In the last couple of weeks, I've heard jazz friends talking about 'woodshedding.' It's jazz lingo for practicing. But it has a particular connotation that I'd like to highlight in this ezine.
Paul Klemperer, a Texas-based sax player and teacher, describes the woodshed as "the place where you work out the techniques that form the foundation of your improvisational ability." He then expands on the dynamic:
The term woodshedding in jazz means more than just practicing. It is a recognition of the need to sequester oneself and dig into the hard mechanics of the music before you can come back and play with a group in public. There's something philosophical, almost religious, about the term. The musical treasures of jazz are not easily accessed. You have to dig deep into yourself, discipline yourself, become focused on the music and your instrument, before you can unlock the treasure chest.
At the same time, woodshedding is a process of demystifying the music. The amazing solo, the intricate bebop melody, the complex rhythmic pattern, can be learned, if one is patient. It is a humbling but necessary chore, like chopping wood before you can start the fire. The term woodshedding, like the term "axe" (slang for your musical instrument), evokes images of rural, rootsy beginnings. It is a reminder, conscious or not, of the deep roots jazz has in the blues, gospel, and the merging of African and European musical traditions under slavery.
I found myself wondering, this month, what 'woodshedding' would look like for not-for-profit leaders. Remember, I think leadership is a matter of influence rather than position. You can energize your organization by generating a positive VIBE from any position.
Here are three aspects of the 'hard mechanics' of leadership that I think worthy of focused consideration and practice. Let's call them substance, sound, and space. They all relate to the 'hard mechanics' of convening conversations that will inspire, engage, and support your colleagues in collaborating for your common cause.
The substance of what you have to say
Jazz musicians pay attention, first and foremost, to the melody that they are playing. They are listening for or composing a story that taps into the depths of both human suffering and resilience. Their music combines a brutal realism about the challenging dynamics of human relationships with a robust resilience in overcoming the worst that life can throw at them. What they have to say in their stories is filled with affirmations of the dignity and worth of human beings. It is filled with hope for human beings. It is, quite simply and clearly, inspiring.
The words you compose in your conversations are rooted in a story as well. They express a set of assumptions that you hold about how the world works and how you are working in it. This story comes through in everything you say. If you have composed a positive story, appropriated it deeply enough to be true to it most times you speak (you'll never be perfect with this!), and trust in its benefit enough to invite others to join in the journey to a common good, then you will be a positive influence. Your substance will be inspiring.
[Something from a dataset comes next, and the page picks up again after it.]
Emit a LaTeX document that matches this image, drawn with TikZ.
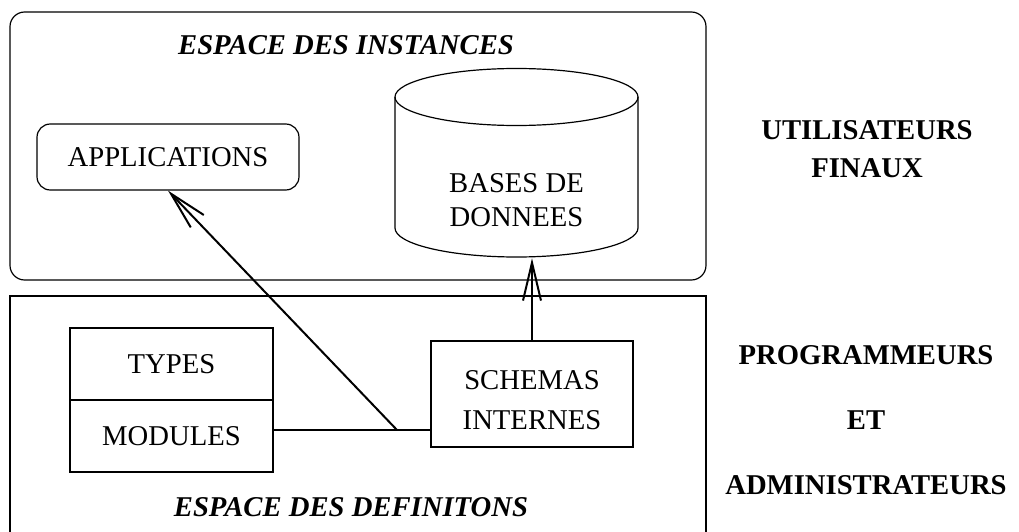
\documentclass[tikz,border=0pt]{standalone}
\usepackage{fontspec}
\setmainfont{Liberation Serif}
\usetikzlibrary{arrows.meta}

\tikzset{
  frame/.style={draw, line width=0.9pt},
  box/.style={draw, line width=0.9pt, inner sep=0pt, align=center,
    font=\fontsize{21.5}{28.5}\selectfont},
  conn/.style={line width=1.5pt},
  barb/.style={-{Straight Barb[length=28.5pt, width=13.5pt, line width=1.5pt]}},
  title/.style={font=\fontsize{21.5}{28.5}\selectfont\bfseries\itshape},
  role/.style={align=center, font=\fontsize{21.5}{28.5}\selectfont\bfseries},
}

\begin{document}
\begin{tikzpicture}[x=0.75pt, y=-0.75pt]
  \useasboundingbox (0,0) rectangle (1019,531);

  % the two spaces
  \draw[frame, rounded corners=11pt] (10,12) rectangle (706,280);
  \draw[frame] (10,296) rectangle (706,534);
  \node[title] (inst) at (346,45) {ESPACE DES INSTANCES};
  \node[title] (defs) at (351,507) {ESPACE DES DEFINITONS};

  % instance space
  \node[box, rounded corners=10pt, minimum width=196.5pt, minimum height=49.5pt]
    (app) at (168,157) {APPLICATIONS};

  \node[minimum width=182.25pt, minimum height=142.5pt, inner sep=0pt]
    (db) at (516.5,163) {};
  \draw[frame] (395,97) -- (395,228)
    arc[start angle=180, end angle=0, x radius=121.5, y radius=29] -- (638,97);
  \draw[frame] (516.5,97) ellipse [x radius=121.5, y radius=28.5];
  \node[align=center, font=\fontsize{21.5}{25.5}\selectfont]
    (dbtext) at (516.5,200) {BASES DE\\DONNEES};

  % definition space
  \node[box, minimum width=152.25pt, minimum height=54pt] (types) at (171.5,364) {TYPES};
  \node[box, minimum width=152.25pt, minimum height=54pt] (modules) at (171.5,436) {MODULES};
  \node[box, minimum width=151.5pt, minimum height=79.5pt] (schemas) at (532,394) {};
  \node[align=center, font=\fontsize{21.5}{30}\selectfont]
    (schemastext) at (532,400) {SCHEMAS\\INTERNES};

  % connectors
  \coordinate (j) at (397,430);
  \draw[conn] (modules.east |- j) -- (j) -- (schemas.west |- j);
  \draw[conn, barb] (j) -- (app.south);
  \draw[conn, barb] (schemas.north) -- (schemas.north |- db.south);

  % user roles
  \node[role] (users) at (867,149) {UTILISATEURS\\FINAUX};
  \node[role, font=\fontsize{21.5}{48.75}\selectfont\bfseries] (admins) at (866,420)
    {PROGRAMMEURS\\ET\\ADMINISTRATEURS};
\end{tikzpicture}
\end{document}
So, practice your story line.
The sound of what you have to say
Jazz musicians 'shed' to hone their sound. They imitate to learn the 'hard mechanics' of their instrument, then appropriate and innovate with the voice that is uniquely theirs in the community of voices that is jazz. When they have gained confidence in their own sound as a contribution to the tradition of sounds that make up jazz, they innovate and take the tradition places it has never been before.
Leadership influence rides on the sound of our voices. I suspect most leaders don't pay a lot of attention to that. But our ears are finely tuned to the attitudes behind the sounds. If our voices are harsh, domineering, or dismissive, they will push people away and encourage them to underfunction in the enterprise. If our voices are calm, curious and appreciative, they will invite people into the enterprise and engage their passions and gifts in serving the common good.
So, hone your tone.
The space to 'shed'
Woodsheds are usually out back, distant from other buildings. They are places you can be alone, make mistakes (lots of them), learn from them, and fine-tune the substance and sound that will enable you to use your voice to generate a valuable vibe in all your conversations.
This may seem a bit weird, but I think the bathroom can be such a 'shed.' It's private. There's a mirror to reflect what you are doing. Being small, the acoustics help you hear your voice clearly. While you are 'shedding,' wherever your private place may be, pay particular attention to how your voice is striking your instincts, your emotions, and your intellect. It's the integration of all those dimensions of our awareness that creates a positive connection.
Wherever your shed is, appreciate this safe space to patiently practice 'the hard mechanics' of your leadership voice, honing the values that its vibe can create.
"A humbling but necessary chore"
I love this phrase in Klemperer's description of the woodshed. None of us likes to be humbled, but it is a crucial step in the continual improvement in leadership that our organizations deserve.
So, find your shed and start practicing your conversations.